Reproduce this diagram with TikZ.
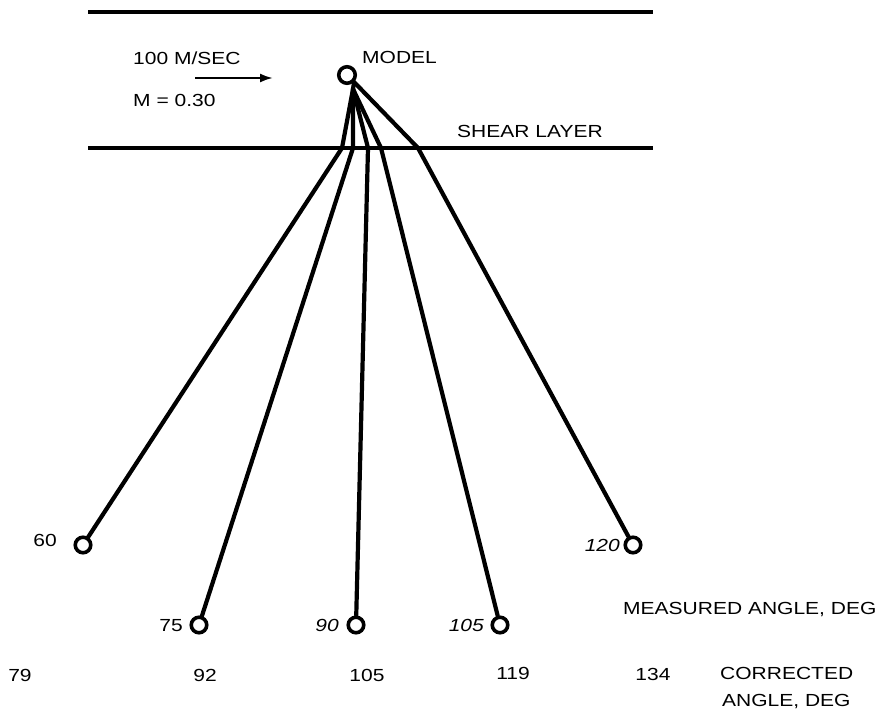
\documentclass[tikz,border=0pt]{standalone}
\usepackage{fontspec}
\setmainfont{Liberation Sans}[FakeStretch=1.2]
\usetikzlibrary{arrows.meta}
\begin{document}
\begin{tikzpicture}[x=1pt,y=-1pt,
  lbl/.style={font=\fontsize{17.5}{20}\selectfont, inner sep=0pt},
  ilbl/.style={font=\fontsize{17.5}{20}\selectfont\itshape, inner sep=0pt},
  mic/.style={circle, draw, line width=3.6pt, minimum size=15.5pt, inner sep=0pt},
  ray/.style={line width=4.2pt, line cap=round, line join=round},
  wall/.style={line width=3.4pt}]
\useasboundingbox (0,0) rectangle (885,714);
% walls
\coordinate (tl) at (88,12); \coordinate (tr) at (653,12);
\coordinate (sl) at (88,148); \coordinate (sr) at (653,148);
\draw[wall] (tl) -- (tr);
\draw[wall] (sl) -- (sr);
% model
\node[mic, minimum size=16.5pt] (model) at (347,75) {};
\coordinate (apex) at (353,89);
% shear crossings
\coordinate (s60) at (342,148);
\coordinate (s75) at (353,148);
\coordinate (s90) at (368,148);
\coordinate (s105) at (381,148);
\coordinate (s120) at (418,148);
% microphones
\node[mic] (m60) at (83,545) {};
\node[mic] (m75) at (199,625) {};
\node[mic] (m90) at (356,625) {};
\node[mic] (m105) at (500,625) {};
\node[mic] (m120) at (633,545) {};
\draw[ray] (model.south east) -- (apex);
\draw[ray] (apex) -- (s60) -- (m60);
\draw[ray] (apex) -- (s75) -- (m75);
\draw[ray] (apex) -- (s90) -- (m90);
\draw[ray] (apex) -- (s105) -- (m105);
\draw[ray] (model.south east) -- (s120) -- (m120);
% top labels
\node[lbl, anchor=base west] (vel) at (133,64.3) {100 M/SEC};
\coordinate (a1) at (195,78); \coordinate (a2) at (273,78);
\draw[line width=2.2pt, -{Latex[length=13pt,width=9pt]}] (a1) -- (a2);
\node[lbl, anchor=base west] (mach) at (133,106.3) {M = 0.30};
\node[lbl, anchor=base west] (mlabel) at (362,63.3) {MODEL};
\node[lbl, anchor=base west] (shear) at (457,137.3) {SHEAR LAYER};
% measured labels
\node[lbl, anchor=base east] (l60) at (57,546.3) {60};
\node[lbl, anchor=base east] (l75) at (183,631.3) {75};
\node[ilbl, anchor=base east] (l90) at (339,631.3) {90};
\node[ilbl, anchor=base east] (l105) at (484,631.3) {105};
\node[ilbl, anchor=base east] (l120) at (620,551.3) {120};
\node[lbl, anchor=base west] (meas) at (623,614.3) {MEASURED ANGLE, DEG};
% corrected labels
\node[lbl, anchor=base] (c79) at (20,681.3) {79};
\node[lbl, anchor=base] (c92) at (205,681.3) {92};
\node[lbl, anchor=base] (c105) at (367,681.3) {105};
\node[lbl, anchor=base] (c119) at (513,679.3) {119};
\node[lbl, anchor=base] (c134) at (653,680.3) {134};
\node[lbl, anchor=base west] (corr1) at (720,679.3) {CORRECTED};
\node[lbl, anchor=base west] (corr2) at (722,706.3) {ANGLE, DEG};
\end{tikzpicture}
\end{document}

» What the task requires:
Repeat the material above in full and unchanged, minus its images.

» Task solution:
Reproduce this diagram with TikZ.
\documentclass[tikz,border=0pt]{standalone}
\usepackage{fontspec}
\setmainfont{Liberation Sans}[FakeStretch=1.2]
\usetikzlibrary{arrows.meta}
\begin{document}
\begin{tikzpicture}[x=1pt,y=-1pt,
  lbl/.style={font=\fontsize{17.5}{20}\selectfont, inner sep=0pt},
  ilbl/.style={font=\fontsize{17.5}{20}\selectfont\itshape, inner sep=0pt},
  mic/.style={circle, draw, line width=3.6pt, minimum size=15.5pt, inner sep=0pt},
  ray/.style={line width=4.2pt, line cap=round, line join=round},
  wall/.style={line width=3.4pt}]
\useasboundingbox (0,0) rectangle (885,714);
% walls
\coordinate (tl) at (88,12); \coordinate (tr) at (653,12);
\coordinate (sl) at (88,148); \coordinate (sr) at (653,148);
\draw[wall] (tl) -- (tr);
\draw[wall] (sl) -- (sr);
% model
\node[mic, minimum size=16.5pt] (model) at (347,75) {};
\coordinate (apex) at (353,89);
% shear crossings
\coordinate (s60) at (342,148);
\coordinate (s75) at (353,148);
\coordinate (s90) at (368,148);
\coordinate (s105) at (381,148);
\coordinate (s120) at (418,148);
% microphones
\node[mic] (m60) at (83,545) {};
\node[mic] (m75) at (199,625) {};
\node[mic] (m90) at (356,625) {};
\node[mic] (m105) at (500,625) {};
\node[mic] (m120) at (633,545) {};
\draw[ray] (model.south east) -- (apex);
\draw[ray] (apex) -- (s60) -- (m60);
\draw[ray] (apex) -- (s75) -- (m75);
\draw[ray] (apex) -- (s90) -- (m90);
\draw[ray] (apex) -- (s105) -- (m105);
\draw[ray] (model.south east) -- (s120) -- (m120);
% top labels
\node[lbl, anchor=base west] (vel) at (133,64.3) {100 M/SEC};
\coordinate (a1) at (195,78); \coordinate (a2) at (273,78);
\draw[line width=2.2pt, -{Latex[length=13pt,width=9pt]}] (a1) -- (a2);
\node[lbl, anchor=base west] (mach) at (133,106.3) {M = 0.30};
\node[lbl, anchor=base west] (mlabel) at (362,63.3) {MODEL};
\node[lbl, anchor=base west] (shear) at (457,137.3) {SHEAR LAYER};
% measured labels
\node[lbl, anchor=base east] (l60) at (57,546.3) {60};
\node[lbl, anchor=base east] (l75) at (183,631.3) {75};
\node[ilbl, anchor=base east] (l90) at (339,631.3) {90};
\node[ilbl, anchor=base east] (l105) at (484,631.3) {105};
\node[ilbl, anchor=base east] (l120) at (620,551.3) {120};
\node[lbl, anchor=base west] (meas) at (623,614.3) {MEASURED ANGLE, DEG};
% corrected labels
\node[lbl, anchor=base] (c79) at (20,681.3) {79};
\node[lbl, anchor=base] (c92) at (205,681.3) {92};
\node[lbl, anchor=base] (c105) at (367,681.3) {105};
\node[lbl, anchor=base] (c119) at (513,679.3) {119};
\node[lbl, anchor=base] (c134) at (653,680.3) {134};
\node[lbl, anchor=base west] (corr1) at (720,679.3) {CORRECTED};
\node[lbl, anchor=base west] (corr2) at (722,706.3) {ANGLE, DEG};
\end{tikzpicture}
\end{document}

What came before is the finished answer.